RS might have benefit to patients with ulcerative colitis who are at an increased risk of developing CRC [colorectal cancer].
The Therapeutic Potential of Resistant Starch in Modulation of Insulin Resistance, Endotoxemia, Oxidative Stress and Antioxidant Biomarkers in Women with Type 2 Diabetes: A Randomized Controlled Clinical Trial.
Supplementation with RS2 may be improved glycemic status, endotoxemia and markers of oxidative stress in patients with T2DM.
Consumption of HAM-RS2 at 30 g/day in the form of a snack food item was associated with improved insulin sensitivity in women with insulin resistance.
Resistant starch (RS) is a type of dietary fiber that can reach the large bowel and act as a substrate for microbial fermentation; for these reasons, it has been considered to be a prebiotic. Few studies have analyzed the effects of RS on the gut microbiota in CKD patients. This review discusses recent information about RS and the potential role of the gut microbiota, with a particular emphasis on CKD patients.

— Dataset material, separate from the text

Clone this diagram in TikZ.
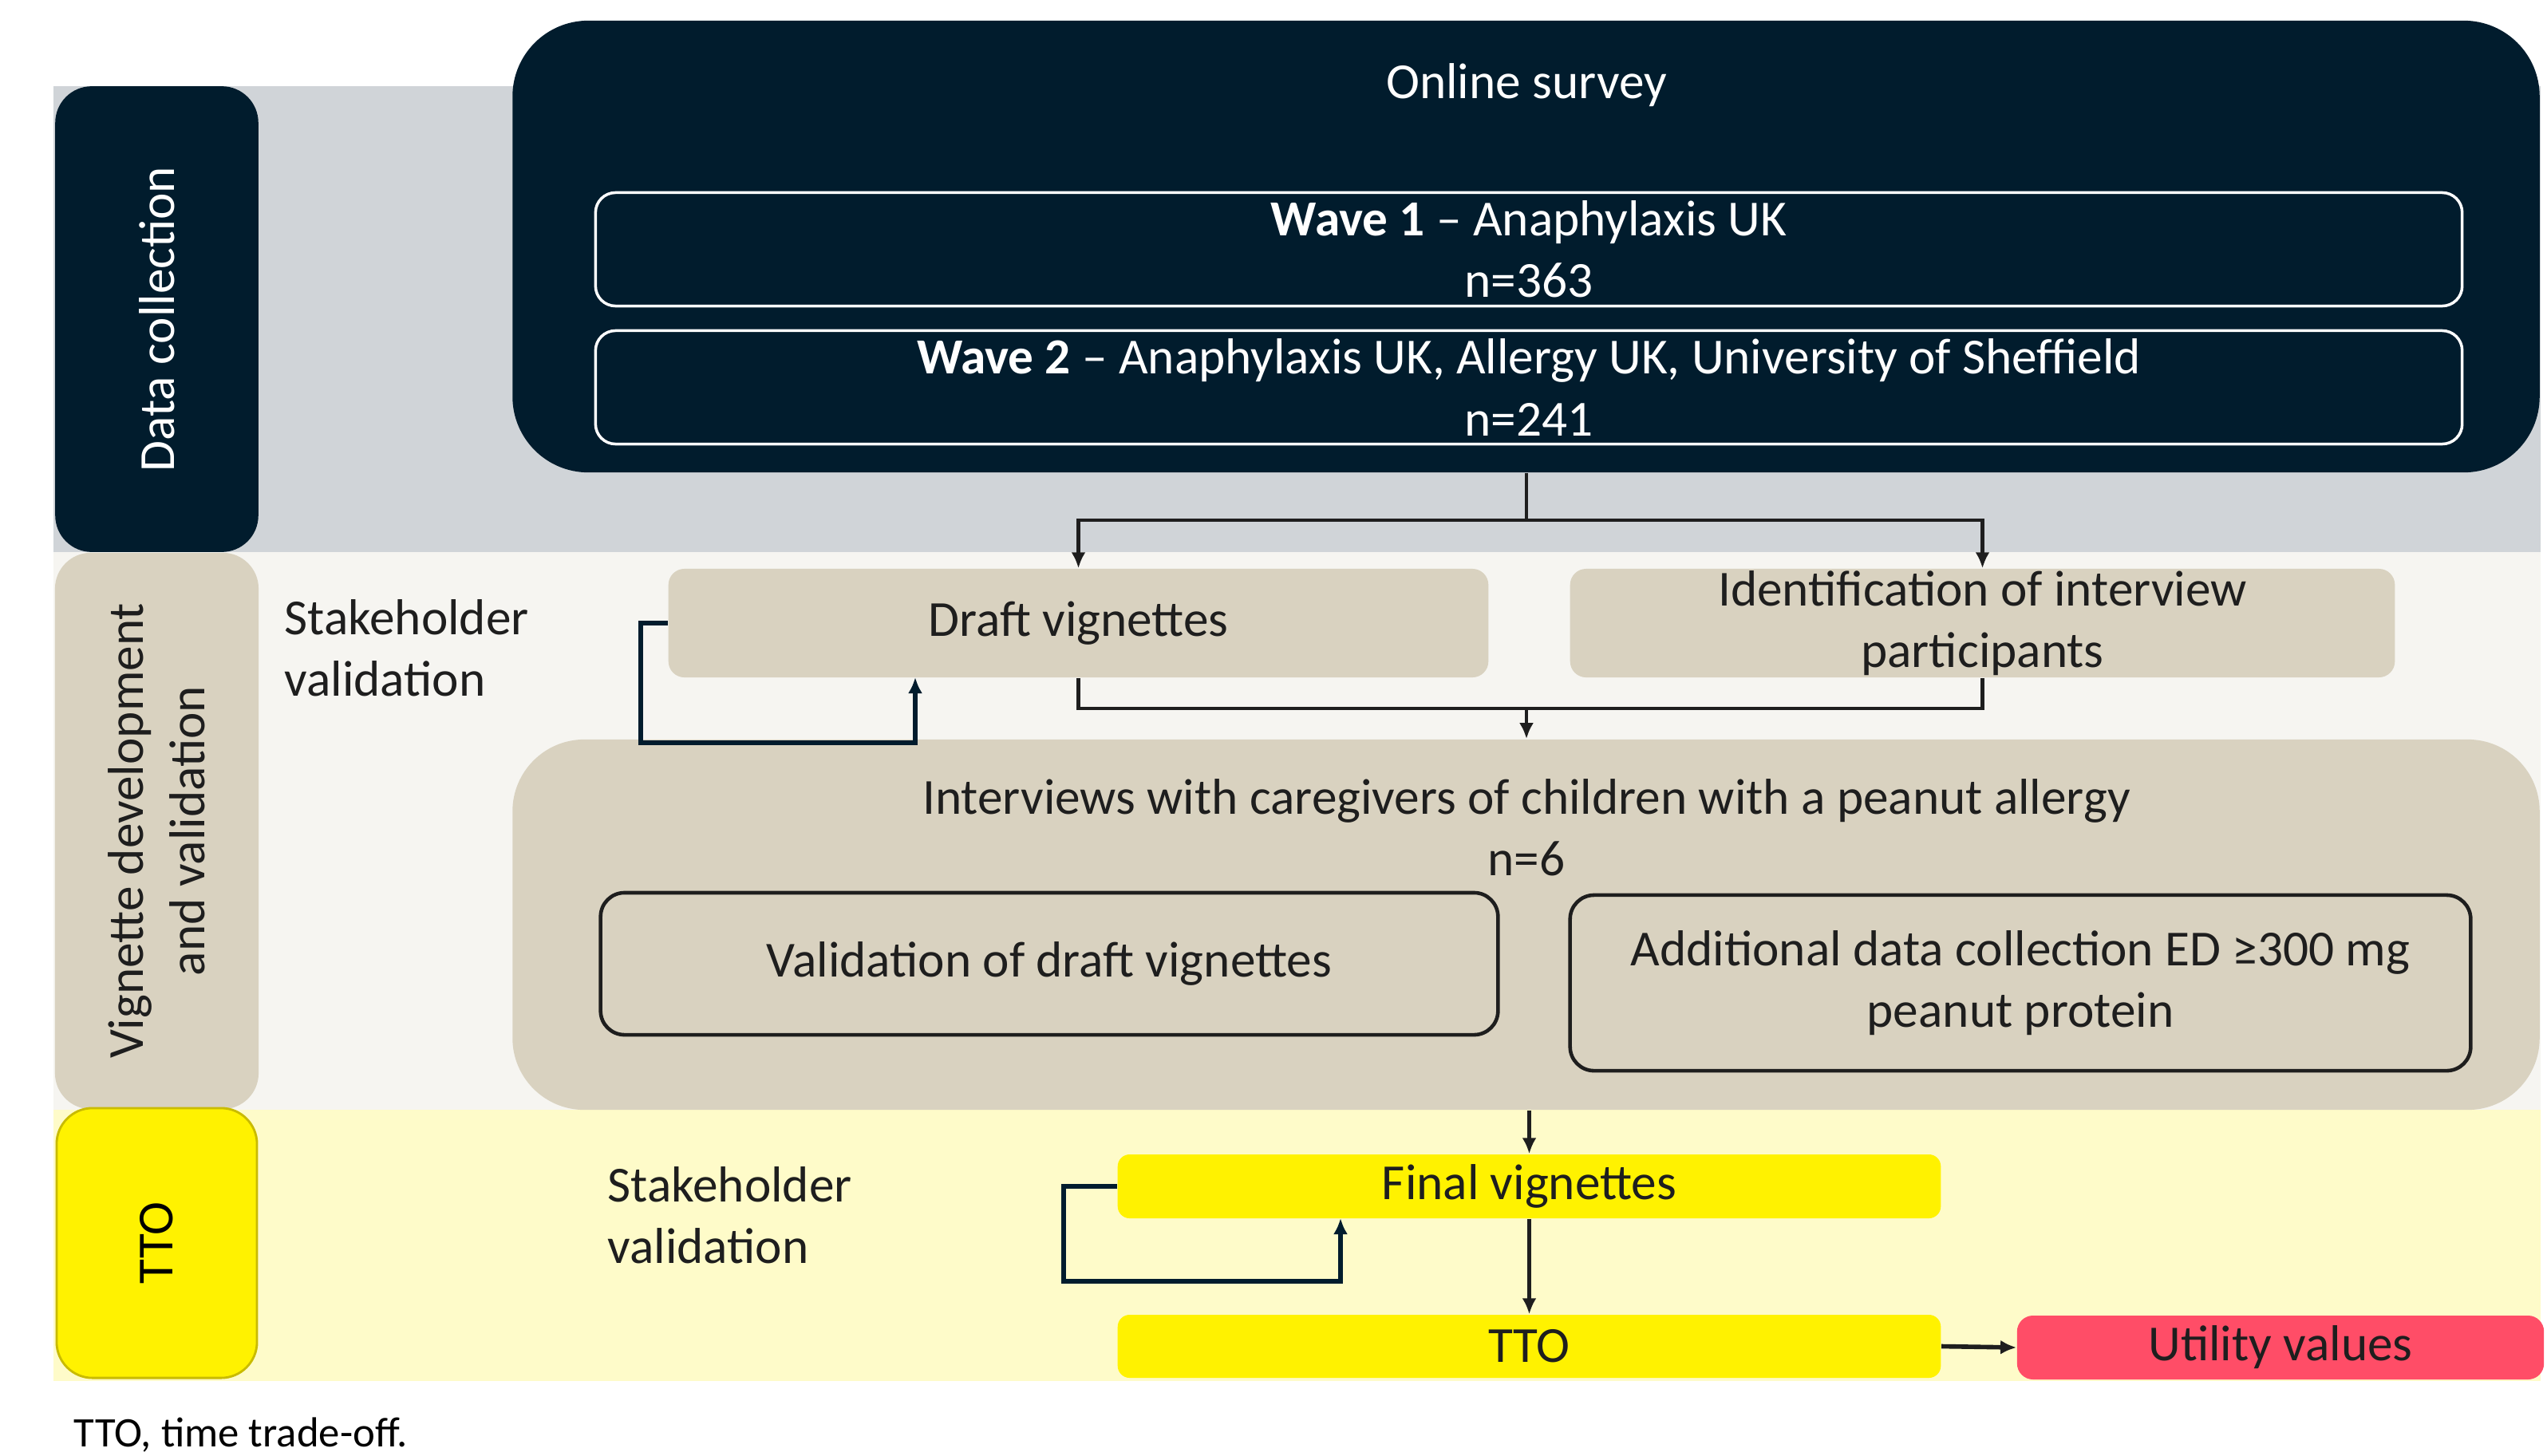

The aim of the present study was to identify specific cecal bacteria and cecal, blood, and urinary metabolites that associate with changes in kidney function to identify potential mechanisms involved with CKD amelioration in response to dietary resistant starch…Outcomes from this study were coincident with improvements in kidney function indexes and amelioration of CKD outcomes…
I always enjoy your comments and emails about field-sightings of RS and potato starch in the news. Keep ’em coming!
If all of these studies are too much for you to take, watch this to put everything in perspective:
RS2 from raw potato starch, Hi-Maize, and green bananas is being studied extensively for its gut-health benefits. If you want to try at home, simply take a couple spoonfuls a day. If I ever find any reason that RS2 is harmful or dangerous, you will be the first to know.